Collected data entries
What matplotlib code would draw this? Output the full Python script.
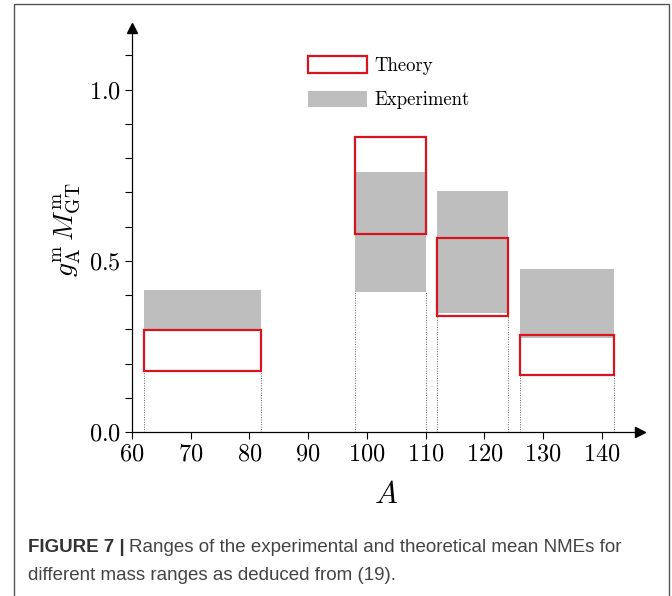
import numpy as np
from matplotlib import pyplot as plt
from matplotlib.patches import Rectangle, Patch

# Mass ranges (A) and NME ranges
a_lo = [62, 98, 112, 126]
a_hi = [82, 110, 124, 142]
exp_lo = [0.30, 0.41, 0.347, 0.275]
exp_hi = [0.415, 0.76, 0.703, 0.476]
th_lo = [0.178, 0.579, 0.340, 0.167]
th_hi = [0.298, 0.862, 0.568, 0.282]

red = '#d9141e'
grey = '#bebebe'

plt.rcParams['mathtext.fontset'] = 'cm'
plt.rcParams['font.family'] = 'serif'
plt.rcParams['font.serif'] = ['cmr10', 'DejaVu Serif']
plt.rcParams['axes.formatter.use_mathtext'] = True

fig = plt.figure(figsize=(6.72, 5.96), dpi=100)
ax = fig.add_axes([132 / 672, (596 - 432) / 596, (640 - 132) / 672, (432 - 28) / 596])

for i in range(len(a_lo)):
    w = a_hi[i] - a_lo[i]
    ax.add_patch(Rectangle((a_lo[i], exp_lo[i]), w, exp_hi[i] - exp_lo[i],
                           facecolor=grey, edgecolor='none', zorder=1))
    ax.add_patch(Rectangle((a_lo[i], th_lo[i]), w, th_hi[i] - th_lo[i],
                           facecolor='none', edgecolor=red, lw=1.6, zorder=3))
    low = min(exp_lo[i], th_lo[i])
    for x in (a_lo[i], a_hi[i]):
        ax.plot([x, x], [0, low], ls=(0, (1, 1.5)), color='#666666', lw=0.7, zorder=0)

ax.set_xlim(60, 146.5)
ax.set_ylim(0, 1.18)
ax.set_xticks(np.arange(60, 141, 10))
ax.set_xticklabels(['$%d$' % v for v in range(60, 141, 10)])
ax.set_yticks([0.0, 0.5, 1.0])
ax.set_yticklabels(['$0.0$', '$0.5$', '$1.0$'])
ax.set_yticks(np.arange(0, 1.15, 0.1), minor=True)
ax.tick_params(axis='both', labelsize=17.5, length=5, width=0.8, direction='out', pad=3)
ax.tick_params(axis='y', which='minor', length=5, width=0.8)
for s in ('top', 'right'):
    ax.spines[s].set_visible(False)
for s in ('left', 'bottom'):
    ax.spines[s].set_linewidth(0.9)

# arrow heads on the axes
ax.plot(1, 0, '>k', ms=7, transform=ax.transAxes, clip_on=False)
ax.plot(0, 1, '^k', ms=7, transform=ax.transAxes, clip_on=False)

ax.set_xlabel('$A$', fontsize=22, labelpad=12)
ax.set_ylabel(r'$g_{\rm A}^{\rm m}\,M_{\rm GT}^{\rm m}$', fontsize=20, labelpad=4)

handles = [Patch(facecolor='white', edgecolor=red, lw=1.6, label='Theory'),
           Patch(facecolor=grey, edgecolor='none', label='Experiment')]
ax.legend(handles=handles, loc='upper left', bbox_to_anchor=(0.313, 0.973),
          frameon=False, fontsize=13.5, handlelength=3.15, handleheight=1.0,
          labelspacing=0.85, handletextpad=0.4)

# frame around the figure and caption
fig.patches.append(Rectangle((14 / 672, -0.1), (669 - 14) / 672, 1.1 - 4 / 596,
                             transform=fig.transFigure, fill=False,
                             edgecolor='#555555', lw=1.0))
cap = ['Liberation Sans Narrow', 'Liberation Sans', 'DejaVu Sans']
y1 = 1 - 548 / 596
t = fig.text(28 / 672, y1, 'FIGURE 7 |', family=cap, fontsize=13.5,
             fontweight='bold', color='#333333', va='center')
fig.canvas.draw()
bb = t.get_window_extent()
fig.text((bb.x1 + 4) / 672, y1,
         'Ranges of the experimental and theoretical mean NMEs for',
         family=cap, fontsize=13.5, color='#444444', va='center')
fig.text(28 / 672, 1 - 575 / 596, 'different mass ranges as deduced from (19).',
         family=cap, fontsize=13.5, color='#444444', va='center')

fig.savefig('out.png', dpi=100)
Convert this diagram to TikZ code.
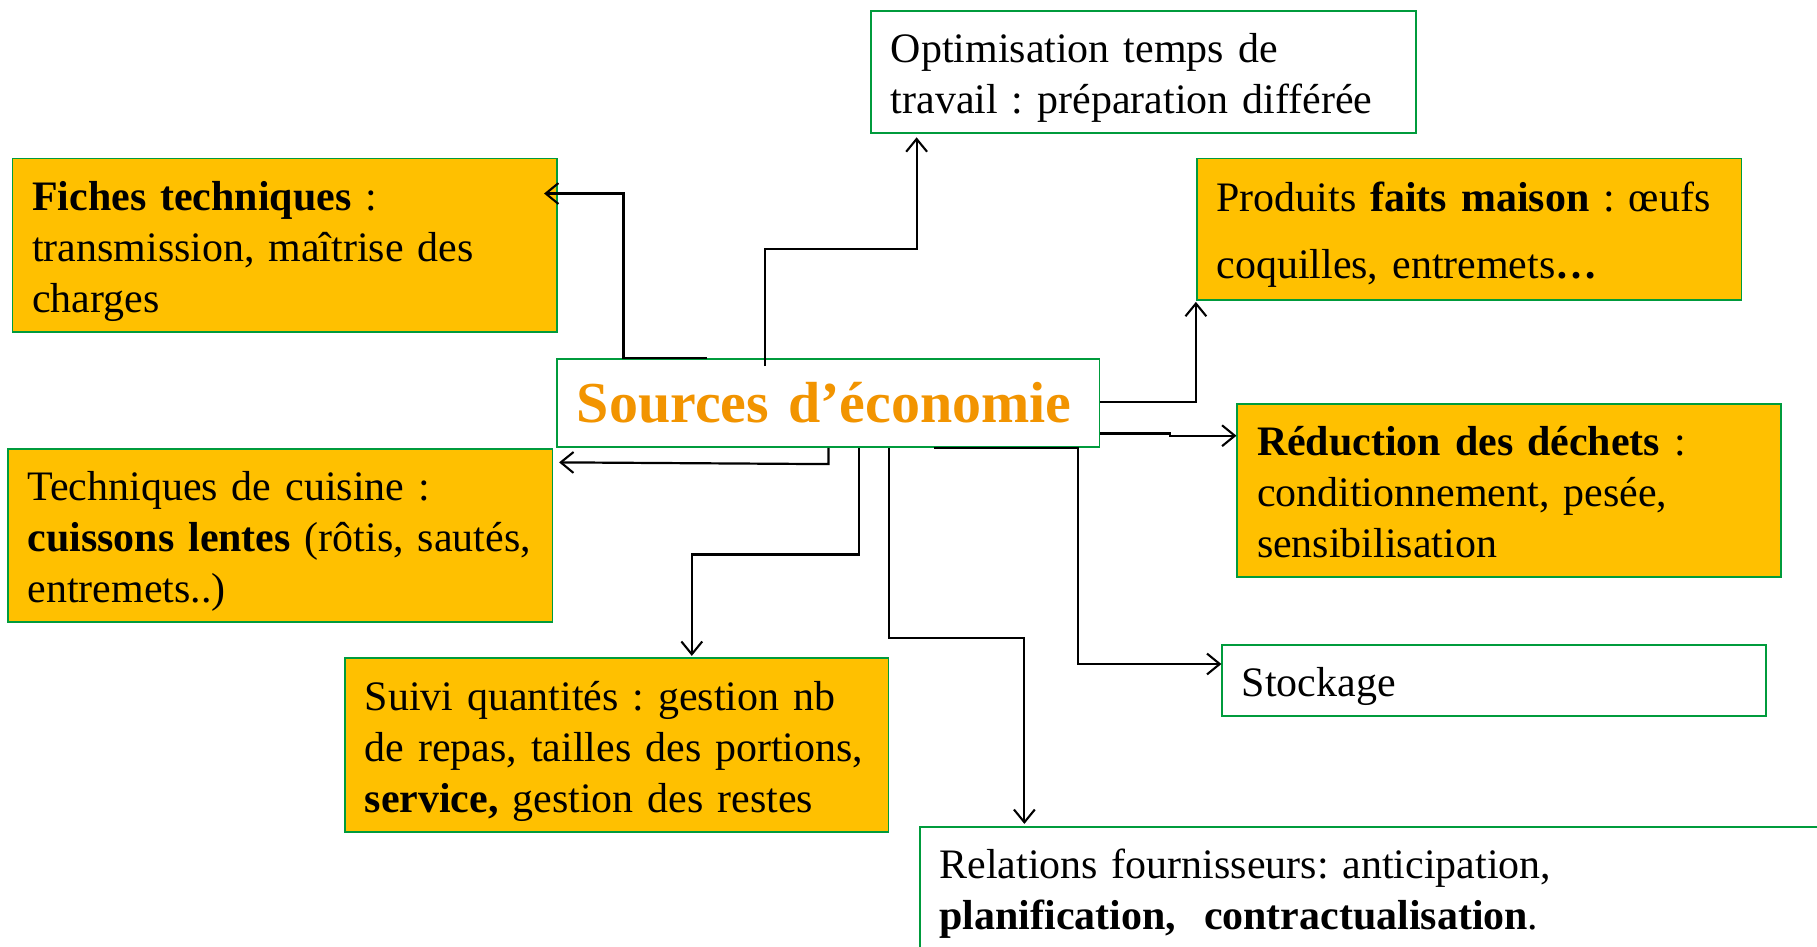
\documentclass[tikz,border=0pt]{standalone}
\usepackage{fontspec}
\setmainfont{Liberation Serif}
\usetikzlibrary{arrows.meta}
\definecolor{boxgold}{RGB}{255,192,0}
\definecolor{boxgreen}{RGB}{0,155,60}
\definecolor{titleorange}{RGB}{242,148,0}
\begin{document}
\frenchspacing
\begin{tikzpicture}[x=1pt,y=-1pt,
  box/.style={draw=boxgreen, line width=1.5pt, rectangle, anchor=north west,
    inner xsep=17pt, inner ysep=0pt, align=left,
    font=\fontsize{36.2}{44}\selectfont\frenchspacing,
    % fixed struts so every box centres its lines the same way
    execute at begin node={\rule{0pt}{38pt}},
    execute at end node={\rule[-10pt]{0pt}{10pt}}},
  goldbox/.style={box, fill=boxgold},
  whitebox/.style={box, fill=white},
  arr/.style={draw=black, line width=1.9pt,
    -{Straight Barb[length=11pt,width=18pt,line width=1.8pt]}}]
\useasboundingbox (0,0) rectangle (1568,817);
\clip (0,0) rectangle (1568,817);
\fill[white] (0,0) rectangle (1568,817);

% the boxes
\node[whitebox, minimum width=470pt, minimum height=105pt, text width=436pt] (opt) at (751,9)
  {\mbox{Optimisation temps de}\\\mbox{travail : préparation différée}};
\node[goldbox, minimum width=470pt, minimum height=150pt, text width=436pt] (fiche) at (10,136)
  {\mbox{\textbf{Fiches techniques} :}\\\mbox{transmission, maîtrise des}\\charges};
\node[goldbox, minimum width=470pt, minimum height=122pt, text width=436pt] (prod) at (1032,136)
  {\mbox{Produits \textbf{faits maison} : œufs}\\[14pt]\mbox{coquilles, entremets{\bfseries …}}};
\node[draw=boxgreen, line width=1.5pt, fill=white, anchor=north west, minimum width=468pt, minimum height=76pt,
  inner xsep=0pt, inner ysep=0pt, text width=468pt, align=center,
  font=\fontsize{50}{56}\selectfont\bfseries, text=titleorange] (src) at (480,309)
  {\hspace*{-7pt}Sources d’économie};
\node[goldbox, minimum width=469pt, minimum height=149pt, text width=435pt] (red) at (1067,348)
  {\mbox{\textbf{Réduction des déchets} :}\\\mbox{conditionnement, pesée,}\\sensibilisation};
\node[goldbox, minimum width=470pt, minimum height=149pt, text width=436pt] (tech) at (6,387)
  {\mbox{Techniques de cuisine :}\\\mbox{\textbf{cuissons lentes} (rôtis, sautés,}\\\mbox{entremets..)}};
\node[goldbox, minimum width=469pt, minimum height=150pt, text width=435pt] (suivi) at (297,567)
  {\mbox{Suivi quantités : gestion nb}\\\mbox{de repas, tailles des portions,}\\\mbox{\textbf{service,} gestion des restes}};
\node[whitebox, minimum width=469pt, minimum height=61pt, text width=435pt] (stock) at (1054,556)
  {Stockage};
\node[whitebox, minimum width=900pt, minimum height=105pt, text width=866pt] (rel) at (793,713)
  {\mbox{Relations fournisseurs: anticipation,}\\\mbox{\textbf{planification,}\ \ \textbf{contractualisation}.}};

% connectors from the central box
\draw[arr] ([xshift=130pt]src.north west) -- ++(-72,0)
  |- ([xshift=-12pt,yshift=-31pt]fiche.north east);
\draw[arr] ([xshift=180pt,yshift=-7pt]src.north west) -- ++(0,-101)
  -| ([xshift=40pt,yshift=-3pt]opt.south west);
\draw[arr] ([yshift=-38pt]src.north east) -| ([yshift=-1pt]prod.south west);
\draw[arr] ([yshift=-65pt]src.north east) -- ++(60,0) -- ++(0,2)
  -- ([yshift=-28pt]red.north west);
\draw[arr] ([xshift=235pt]src.south west) -- ++(0,14)
  -- ([xshift=5pt,yshift=-12pt]tech.north east);
\draw[arr] ([xshift=261pt]src.south west) -- ++(0,92)
  -| ([xshift=300pt,yshift=1pt]suivi.north west);
\draw[arr] ([xshift=287pt]src.south west) -- ++(0,164)
  -| ([xshift=91pt,yshift=2pt]rel.north west);
\draw[arr] ([xshift=326pt]src.south west) -- ++(124,0)
  |- ([yshift=-17pt]stock.north west);
\end{tikzpicture}
\end{document}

## Your instructions
Output exactly the span of lines from the top of the listing through the line holding "from matplotlib.patches import", and leave every picture out.

## Result
What matplotlib code would draw this? Output the full Python script.
import numpy as np
from matplotlib import pyplot as plt
from matplotlib.patches import Rectangle, Patch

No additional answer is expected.